WHAT IS BEING ASKED => Without the pictures, set down every line of the data exactly.

◇ ◇ ◇

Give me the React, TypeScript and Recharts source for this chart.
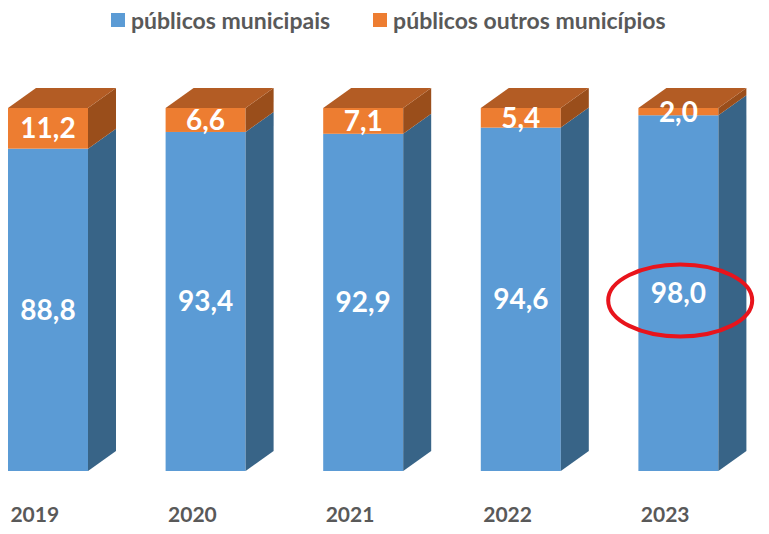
import React from "react";
import { BarChart, Bar, XAxis, YAxis, Legend, LabelList, ReferenceDot } from "recharts";

const years = ["2019", "2020", "2021", "2022", "2023"];
const municipais = [88.8, 93.4, 92.9, 94.6, 98.0];
const outros = [11.2, 6.6, 7.1, 5.4, 2.0];
const seriesNames = ["públicos municipais", "públicos outros municípios"];
const highlightYear = "2023";

const data = years.map((year, i) => ({ year, municipais: municipais[i], outros: outros[i] }));

const DX = 28;
const DY = 20;
const GREY = "#595959";
const FONT = "Lato, 'Open Sans', sans-serif";

function Box3D(props: any) {
  const { x, y, width, height, fill, side, top } = props;
  if (!height) return null;
  const r = x + width;
  return (
    <g>
      <rect x={x} y={y} width={width} height={height} fill={fill} />
      <polygon points={`${r},${y} ${r + DX},${y - DY} ${r + DX},${y + height - DY} ${r},${y + height}`} fill={side} />
      {top && (
        <polygon points={`${x},${y} ${x + DX},${y - DY} ${r + DX},${y - DY} ${r},${y}`} fill={top} />
      )}
    </g>
  );
}

const fmt = (v: any) => Number(v).toFixed(1).replace(".", ",");

function YearTick(props: any) {
  const { x, y, payload } = props;
  return (
    <text x={x - 13} y={y + 51} textAnchor="middle" fill={GREY} fontSize={21} fontWeight={700}
      fontFamily={FONT}>
      {payload.value}
    </text>
  );
}

function LegendContent(props: any) {
  const { payload } = props;
  return (
    <div style={{ display: "flex", justifyContent: "flex-start", paddingLeft: 111, fontFamily: FONT }}>
      {(payload || []).map((p: any, i: number) => (
        <div key={i} style={{ display: "flex", alignItems: "center", marginRight: 43 }}>
          <span style={{ width: 14, height: 14, background: p.color, display: "inline-block", marginRight: 6 }} />
          <span style={{ color: GREY, fontSize: 23, fontWeight: 700, lineHeight: "40px" }}>{p.value}</span>
        </div>
      ))}
    </div>
  );
}

function Ellipse(props: any) {
  const { cx, cy } = props;
  return <ellipse cx={cx + 2} cy={cy} rx={72} ry={36} fill="none" stroke="#E8141C" strokeWidth={4} />;
}

export default function App() {
  return (
    <div style={{ position: "absolute", left: 0, top: 0, background: "#fff" }}>
      <BarChart width={769} height={534} data={data} margin={{ top: 108, right: 12, left: -31, bottom: 0 }}>
        <XAxis dataKey="year" axisLine={false} tickLine={false} tickSize={0} tickMargin={0} height={63}
          interval={0} tick={<YearTick />} />
        <YAxis hide domain={[0, 100]} />
        <Legend verticalAlign="middle" align="center" wrapperStyle={{ top: 0, left: 0, width: 769 }}
          content={<LegendContent />} />
        <Bar dataKey="municipais" name={seriesNames[0]} stackId="a" barSize={80} fill="#5B9BD5"
          isAnimationActive={false} shape={(p: any) => <Box3D {...p} side="#386487" />}>
          <LabelList dataKey="municipais" position="center" formatter={fmt} fill="#fff" fontSize={28}
            fontWeight={700} fontFamily={FONT} />
        </Bar>
        <Bar dataKey="outros" name={seriesNames[1]} stackId="a" barSize={80} fill="#ED7D31"
          isAnimationActive={false} shape={(p: any) => <Box3D {...p} side="#9A4E1B" top="#B35C24" />}>
          <LabelList dataKey="outros" position="center" formatter={fmt} fill="#fff" fontSize={28}
            fontWeight={700} fontFamily={FONT} />
        </Bar>
        <ReferenceDot x={highlightYear} y={47} r={1} shape={(p: any) => <Ellipse {...p} />} />
      </BarChart>
    </div>
  );
}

◇ ◇ ◇

RESULT OF THE EXERCISE =>
Give me the React, TypeScript and Recharts source for this chart.
import React from "react";
import { BarChart, Bar, XAxis, YAxis, Legend, LabelList, ReferenceDot } from "recharts";

const years = ["2019", "2020", "2021", "2022", "2023"];
const municipais = [88.8, 93.4, 92.9, 94.6, 98.0];
const outros = [11.2, 6.6, 7.1, 5.4, 2.0];
const seriesNames = ["públicos municipais", "públicos outros municípios"];
const highlightYear = "2023";

const data = years.map((year, i) => ({ year, municipais: municipais[i], outros: outros[i] }));

const DX = 28;
const DY = 20;
const GREY = "#595959";
const FONT = "Lato, 'Open Sans', sans-serif";

function Box3D(props: any) {
  const { x, y, width, height, fill, side, top } = props;
  if (!height) return null;
  const r = x + width;
  return (
    <g>
      <rect x={x} y={y} width={width} height={height} fill={fill} />
      <polygon points={`${r},${y} ${r + DX},${y - DY} ${r + DX},${y + height - DY} ${r},${y + height}`} fill={side} />
      {top && (
        <polygon points={`${x},${y} ${x + DX},${y - DY} ${r + DX},${y - DY} ${r},${y}`} fill={top} />
      )}
    </g>
  );
}

const fmt = (v: any) => Number(v).toFixed(1).replace(".", ",");

function YearTick(props: any) {
  const { x, y, payload } = props;
  return (
    <text x={x - 13} y={y + 51} textAnchor="middle" fill={GREY} fontSize={21} fontWeight={700}
      fontFamily={FONT}>
      {payload.value}
    </text>
  );
}

function LegendContent(props: any) {
  const { payload } = props;
  return (
    <div style={{ display: "flex", justifyContent: "flex-start", paddingLeft: 111, fontFamily: FONT }}>
      {(payload || []).map((p: any, i: number) => (
        <div key={i} style={{ display: "flex", alignItems: "center", marginRight: 43 }}>
          <span style={{ width: 14, height: 14, background: p.color, display: "inline-block", marginRight: 6 }} />
          <span style={{ color: GREY, fontSize: 23, fontWeight: 700, lineHeight: "40px" }}>{p.value}</span>
        </div>
      ))}
    </div>
  );
}

function Ellipse(props: any) {
  const { cx, cy } = props;
  return <ellipse cx={cx + 2} cy={cy} rx={72} ry={36} fill="none" stroke="#E8141C" strokeWidth={4} />;
}

export default function App() {
  return (
    <div style={{ position: "absolute", left: 0, top: 0, background: "#fff" }}>
      <BarChart width={769} height={534} data={data} margin={{ top: 108, right: 12, left: -31, bottom: 0 }}>
        <XAxis dataKey="year" axisLine={false} tickLine={false} tickSize={0} tickMargin={0} height={63}
          interval={0} tick={<YearTick />} />
        <YAxis hide domain={[0, 100]} />
        <Legend verticalAlign="middle" align="center" wrapperStyle={{ top: 0, left: 0, width: 769 }}
          content={<LegendContent />} />
        <Bar dataKey="municipais" name={seriesNames[0]} stackId="a" barSize={80} fill="#5B9BD5"
          isAnimationActive={false} shape={(p: any) => <Box3D {...p} side="#386487" />}>
          <LabelList dataKey="municipais" position="center" formatter={fmt} fill="#fff" fontSize={28}
            fontWeight={700} fontFamily={FONT} />
        </Bar>
        <Bar dataKey="outros" name={seriesNames[1]} stackId="a" barSize={80} fill="#ED7D31"
          isAnimationActive={false} shape={(p: any) => <Box3D {...p} side="#9A4E1B" top="#B35C24" />}>
          <LabelList dataKey="outros" position="center" formatter={fmt} fill="#fff" fontSize={28}
            fontWeight={700} fontFamily={FONT} />
        </Bar>
        <ReferenceDot x={highlightYear} y={47} r={1} shape={(p: any) => <Ellipse {...p} />} />
      </BarChart>
    </div>
  );
}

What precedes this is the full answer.